Arun Kejariwal is a Statistical Learning Principal at Machine Zone. He co-founded MZ Research and currently manages a team of research scientists. He is leading the research and development of novel algorithms for fraud detection, anomaly detection in security and operational data. Prior to joining Machine Zone, he was a lead in the Data Fidelity Team at Twitter and open sourced standalone R packages for anomaly detection and breakout detection. He received Ph.D. in Computer Science from UC Irvine and is a Senior Member of IEEE and ACM.
Alexandru Nicolau’s research is in the areas of Parallel Processing/ILP, and Embedded Systems/Design Automation. His interests focus on Computer Performance/power tradeoffs, parallelizing compilers, GPUs. His current work involves collaborations both within and outside UCI, most recently with researchers at Stanford, University of Michigan, UCLA, UCSD as part of a flagship NSF Expedition project, and a separate grant with UIUC. He authored over 300 peer-reviewed papers and several books. He is the Editor-in-Chief of the International Journal of Parallel Processing, and an IEEE Fellow.
Since its introduction decades ago, Instruction Level Parallelism (ILP) has gradually become ubiquitous and is now featured in virtually every processor built today, from general purpose CPUs to application-specific and embedded processors. Because these architectures could not exist or (in the case of superscalar machines) cannot achieve their full potential without specific sophisticated compilation techniques to exploit ILP, the development of architectures that support ILP has proceeded hand-in-hand with the development of sophisticated compiler technology, such as Trace Scheduling and Software Pipelining. While essential for achieving the full potential of ILP, in both performance as well as power consumption management, these techniques are still not widely known, in part because of their intricacy and in part because the only widely available references for ILP techniques are the primary resources, with the brevity of introduction common to conference proceedings.
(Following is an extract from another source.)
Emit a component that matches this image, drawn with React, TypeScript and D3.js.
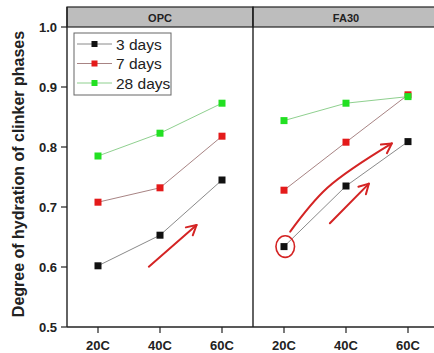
import React from 'react';
import * as d3 from 'd3';

// chart data
const panels = ['OPC', 'FA30'];
const temps = ['20C', '40C', '60C'];
const seriesNames = ['3 days', '7 days', '28 days'];
const opc3 = [0.602, 0.653, 0.745];
const opc7 = [0.708, 0.732, 0.818];
const opc28 = [0.785, 0.823, 0.873];
const fa3 = [0.634, 0.735, 0.809];
const fa7 = [0.728, 0.808, 0.887];
const fa28 = [0.844, 0.873, 0.884];
const yTicks = [0.5, 0.6, 0.7, 0.8, 0.9, 1.0];

const markerColors = ['#111111', '#e41a1a', '#22e022'];
const lineColors = ['#8a8a8a', '#a88484', '#8fd08f'];

// hand drawn red marks, in (panel, category index, value) units
const arrows = [
  { panel: 'OPC', pts: [[0.82, 0.6005], [1.59, 0.670]] },
  { panel: 'FA30', pts: [[0.1, 0.659], [0.7, 0.732], [1.74, 0.806]] },
  { panel: 'FA30', pts: [[0.74, 0.673], [1.37, 0.739]] },
];
const circleMark = { panel: 'FA30', idx: 0.02, value: 0.634, rIdx: 0.15, rVal: 0.018 };

const W = 434;
const H = 353;
const left = 67;
const top = 7;
const headerBottom = 27;
const bottom = 327;
const panelW = 186;

export default function App() {
  const xPanel = d3.scaleBand<string>().domain(panels).range([left, left + panelW * 2]).padding(0);
  const xCat = d3.scalePoint<string>().domain(temps).range([0, panelW]).padding(0.5);
  const y = d3.scaleLinear().domain([0.5, 1.0]).range([bottom, headerBottom]);
  const step = xCat.step();
  const xIdx = (panel: string, i: number) => (xPanel(panel) as number) + (xCat(temps[0]) as number) + i * step;

  const data: Record<string, number[][]> = {
    OPC: [opc3, opc7, opc28],
    FA30: [fa3, fa7, fa28],
  };

  const line = d3.line<number>()
    .x((_, i) => (xCat(temps[i]) as number))
    .y(d => y(d));

  const curve = d3.line<number[]>().x(d => d[0]).y(d => d[1]).curve(d3.curveCatmullRom);

  const font = "'Liberation Sans', Arial, sans-serif";

  return (
    <svg width={W} height={H} style={{ position: 'absolute', left: 0, top: 0, background: '#fff' }}>
      {/* header strips */}
      {panels.map(p => (
        <g key={p}>
          <rect x={xPanel(p)} y={top} width={panelW} height={headerBottom - top} fill="#bdbdbd" stroke="#222" strokeWidth={1.2} />
          <text x={(xPanel(p) as number) + panelW / 2} y={22} textAnchor="middle" fontFamily={font} fontSize={11} fontWeight="bold" fill="#222">{p}</text>
        </g>
      ))}

      {/* axes frame */}
      <line x1={left} x2={left} y1={top} y2={bottom} stroke="#222" strokeWidth={1.4} />
      <line x1={left} x2={left + panelW * 2} y1={bottom} y2={bottom} stroke="#222" strokeWidth={1.4} />
      <line x1={left + panelW} x2={left + panelW} y1={top} y2={bottom} stroke="#222" strokeWidth={1.4} />

      {yTicks.map(t => (
        <g key={t}>
          <line x1={left - 6} x2={left} y1={y(t)} y2={y(t)} stroke="#222" strokeWidth={1.2} />
          <text x={57} y={y(t) + 4.5} textAnchor="end" fontFamily={font} fontSize={13} fontWeight="bold" fill="#222">{t.toFixed(1)}</text>
        </g>
      ))}

      {panels.map(p => temps.map(t => {
        const x = (xPanel(p) as number) + (xCat(t) as number);
        return (
          <g key={p + t}>
            <line x1={x} x2={x} y1={bottom} y2={bottom + 6} stroke="#222" strokeWidth={1.2} />
            <text x={x} y={350} textAnchor="middle" fontFamily={font} fontSize={13} fontWeight="bold" fill="#222">{t}</text>
          </g>
        );
      }))}

      <text transform="translate(24,174) rotate(-90)" textAnchor="middle" fontFamily={font} fontSize={16} fontWeight="bold" fill="#222">
        Degree of hydration of clinker phases
      </text>

      {/* series */}
      {panels.map(p => (
        <g key={p} transform={`translate(${xPanel(p)},0)`}>
          {data[p].map((vals, s) => (
            <g key={s}>
              <path d={line(vals) as string} fill="none" stroke={lineColors[s]} strokeWidth={1} />
              {vals.map((v, i) => (
                <rect key={i} x={(xCat(temps[i]) as number) - 3.5} y={y(v) - 3.5} width={7} height={7} fill={markerColors[s]} />
              ))}
            </g>
          ))}
        </g>
      ))}

      {/* legend */}
      <rect x={74} y={33} width={97} height={62} fill="#fff" stroke="#666" strokeWidth={1} />
      {seriesNames.map((n, s) => {
        const ly = 44 + s * 19.5;
        return (
          <g key={n}>
            <line x1={77} x2={112} y1={ly} y2={ly} stroke={lineColors[s]} strokeWidth={1} />
            <rect x={91.5} y={ly - 3} width={6} height={6} fill={markerColors[s]} />
            <text x={116} y={ly + 5.5} fontFamily={font} fontSize={15.5} fill="#222">{n}</text>
          </g>
        );
      })}

      {/* red annotations */}
      {arrows.map((a, k) => {
        const pts = a.pts.map(([i, v]) => [xIdx(a.panel, i), y(v)]);
        const tip = pts[pts.length - 1];
        const prev = pts[pts.length - 2];
        const ang = Math.atan2(tip[1] - prev[1], tip[0] - prev[0]);
        const len = 11;
        const h1 = [tip[0] - len * Math.cos(ang - 0.5), tip[1] - len * Math.sin(ang - 0.5)];
        const h2 = [tip[0] - len * Math.cos(ang + 0.5), tip[1] - len * Math.sin(ang + 0.5)];
        return (
          <g key={k} stroke="#d42424" strokeWidth={2} fill="none" strokeLinecap="round" strokeLinejoin="round">
            <path d={curve(pts) as string} />
            <path d={`M${h1[0]},${h1[1]}L${tip[0]},${tip[1]}L${h2[0]},${h2[1]}`} />
          </g>
        );
      })}
      <ellipse
        cx={xIdx(circleMark.panel, circleMark.idx)}
        cy={y(circleMark.value)}
        rx={circleMark.rIdx * step}
        ry={y(0.5) - y(0.5 + circleMark.rVal)}
        fill="none"
        stroke="#d42424"
        strokeWidth={1.6}
      />
    </svg>
  );
}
This book precisely formulates, and simplifies the presentation of Instruction Level Parallelism (ILP) compilation techniques. It uniquely offers consistent and uniform descriptions of the code transformations involved. Due to the ubiquitous nature of ILP in virtually every processor built today, from general purpose CPUs to application-specific and embedded processors, this book is useful to the student, the practitioner and also the researcher of advanced compilation techniques. With an emphasis on fine-grain instruction level parallelism, this book will also prove interesting to researchers and students of parallelism at large, in as much as the techniques described yield insights that go beyond superscalar and VLIW (Very Long Instruction Word) machines compilation and are more widely applicable to optimizing compilers in general. ILP techniques have found wide and crucial application in Design Automation, where they have been used extensively in the optimization of performance as well as area and power minimization of computer designs.